Kyle Thomas: It is, but there’s no rule saying that. So, I’ve been trying to break that down a little bit and take it to some new places in the new record. We never stopped playing. We’ve done little tours over the years. Then it just lined up and we made a record. Finally.

AD: Would you mind going back a little? The first band that you were in that I was aware of was Feathers. Which was this wonderful, shambolic, large-ensemble folk band. And you only made one record. Can you tell me a little about that and how it came about and what you learned from it and why it was over so soon?

Kyle Thomas: Yeah. To me, that was the ultimate band that I was ever in. Because there were so many songwriters in the band, and each person had their own unique perspective. So many singers. It was really incredible to sing with that many people and harmonize. A lot of the songs got very complicated. Our band practice felt like music class. You’d have to learn all these long parts that didn’t repeat. But when we played shows, it was a mess.

AD: I remember a lot of tuning.

Kyle Thomas: The shows were mostly tuning. And switching instruments every song. It was just a nightmare. None of our instruments had pick-ups, so everything had to be mic’d. we couldn’t hear ourselves. There was feedback. It was just a nightmare.

AD: But it was beautiful.

Kyle Thomas: When it was working it was magical. The crowd would be very attentive. We were very quiet, because it was hard to mic that band. But at certain times, it was one of the most magical musical experiences I’ve ever had. I do kind of long for that again. A real band, where there are multiple people bringing their identities to it.

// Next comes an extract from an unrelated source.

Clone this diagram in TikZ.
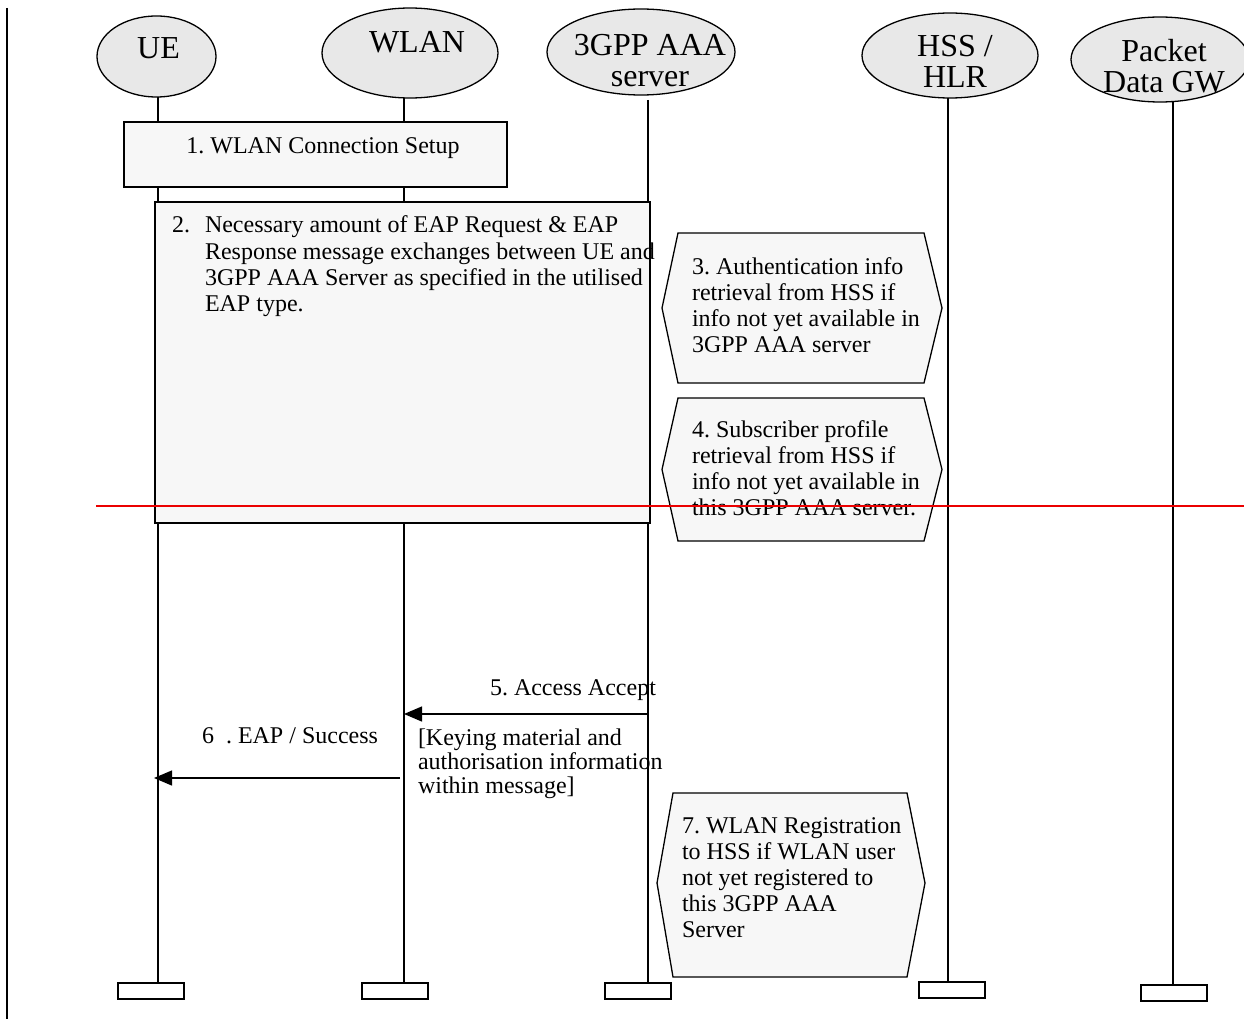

AD: You mentioned “Ruthie” in one of your songs, which is Ruth Garbus, I think?

Kyle Thomas: Yes, indeed.

AD: Sounds like she was a kindred soul. Can you tell me about how the two of you first connected?

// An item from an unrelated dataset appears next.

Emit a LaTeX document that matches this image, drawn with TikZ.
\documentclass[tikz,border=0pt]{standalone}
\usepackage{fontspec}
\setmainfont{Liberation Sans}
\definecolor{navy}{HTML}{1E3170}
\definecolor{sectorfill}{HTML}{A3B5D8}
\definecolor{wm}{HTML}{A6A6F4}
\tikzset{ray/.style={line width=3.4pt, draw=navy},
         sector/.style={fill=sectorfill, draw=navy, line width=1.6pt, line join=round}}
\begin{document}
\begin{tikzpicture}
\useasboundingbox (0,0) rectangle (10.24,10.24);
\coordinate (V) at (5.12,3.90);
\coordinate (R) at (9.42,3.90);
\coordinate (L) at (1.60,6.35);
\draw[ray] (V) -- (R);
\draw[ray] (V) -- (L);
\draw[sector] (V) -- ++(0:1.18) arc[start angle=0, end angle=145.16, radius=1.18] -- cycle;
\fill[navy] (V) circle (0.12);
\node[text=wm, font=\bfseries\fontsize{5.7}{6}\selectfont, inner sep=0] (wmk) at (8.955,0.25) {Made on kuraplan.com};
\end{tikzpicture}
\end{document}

Kyle Thomas: Actually, I was friends with her sister, Merrill, from Tune-Yards first. And Merrill lived in Brattleboro and at the time she was a puppeteer and she worked at Mocha Joe’s coffee shop, and we would do open mics where I would play and she would play. This was before she really wrote songs. Or she was just starting to write songs. And then Ruth appeared one day. She had been going to RISD and dropped out, and she came to Brattleboro to hang with her sister. And I kept seeing her around, wondering, “Who is that interesting person?” Especially then. If somebody looks the least bit interesting in a small town, you’re like “Who is that person?” I needed a housemate at the time. I was looking for a roommate, and I saw Merrill at the coffee shop and she was with Ruth, and she said, “Hey, Kyle, this is Ruth. She’s looking for a place to live. And I was just like “You’ll come live with me.”

AD: Wow. Was she frightened?

Kyle Thomas: No! And we just became best friends. We’re still besties to this day.

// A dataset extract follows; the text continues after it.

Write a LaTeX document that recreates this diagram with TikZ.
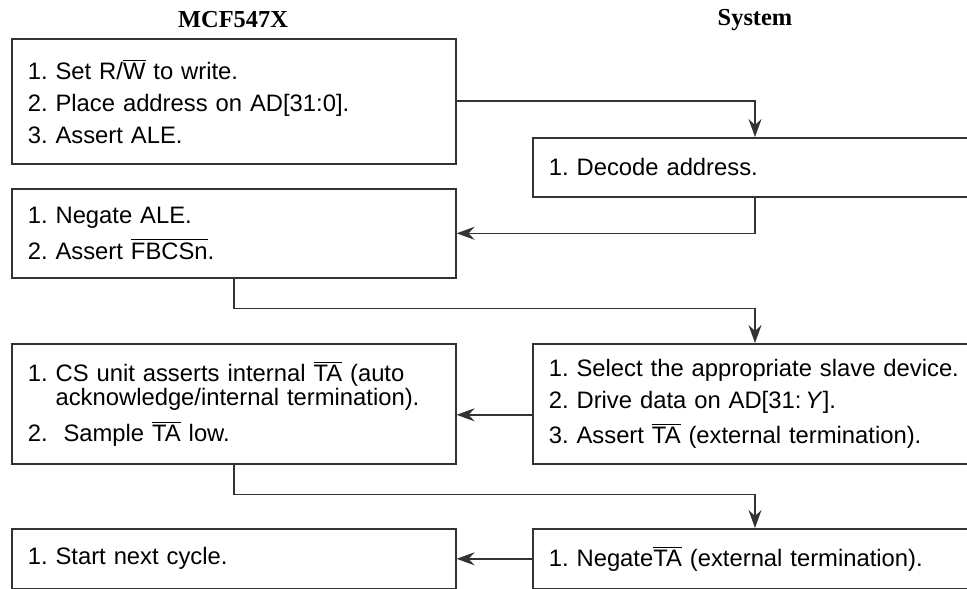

AD: Isn’t she still around? In this part of the country?

Kyle Thomas: Yeah. She’s actually going to come out to LA next month and we’re going to do some recording. She’s incredible. Her and Chris Weisman, they’re probably my two best friends that are still in Brattleboro.

AD: I just got a record from Chris Weisman that was just really good and totally under the radar.

Kyle Thomas: Both of them are some of the best songwriters around. I feel like they’re waiting. I’m waiting for the world to catch up.

AD: I don’t know. I’ve been writing about music for maybe 20 years, and there are all these bands that are really good and never get their shot.

Kyle Thomas: Yeah, but then somebody finds it in the future and things happen. The Nick Drake phenomenon.

AD: I hope so. It does not seem to be entirely judged by quality.

Kyle Thomas: Definitely not.

AD: And then you took this jangly pop turn in Happy Birthday. How did that happen?

Kyle Thomas: That was a band with Chris and Ruth and that was just kind of like….I had made the first King Tuff record, Was Dead. Feathers was pretty much done at that point. I wasn’t really doing Witch full-time. And I had all these songs that were a little weirder, more arty, and then Chris and Ruth, I started playing with them, and they started helping me with arrangements and changing chords and it turned into that record. It was very short-lived. But I do like it when people come up to me and say that’s their favorite record of mine. I see you. You’re like a true freak. Because that’s a weird record, but it’s cool.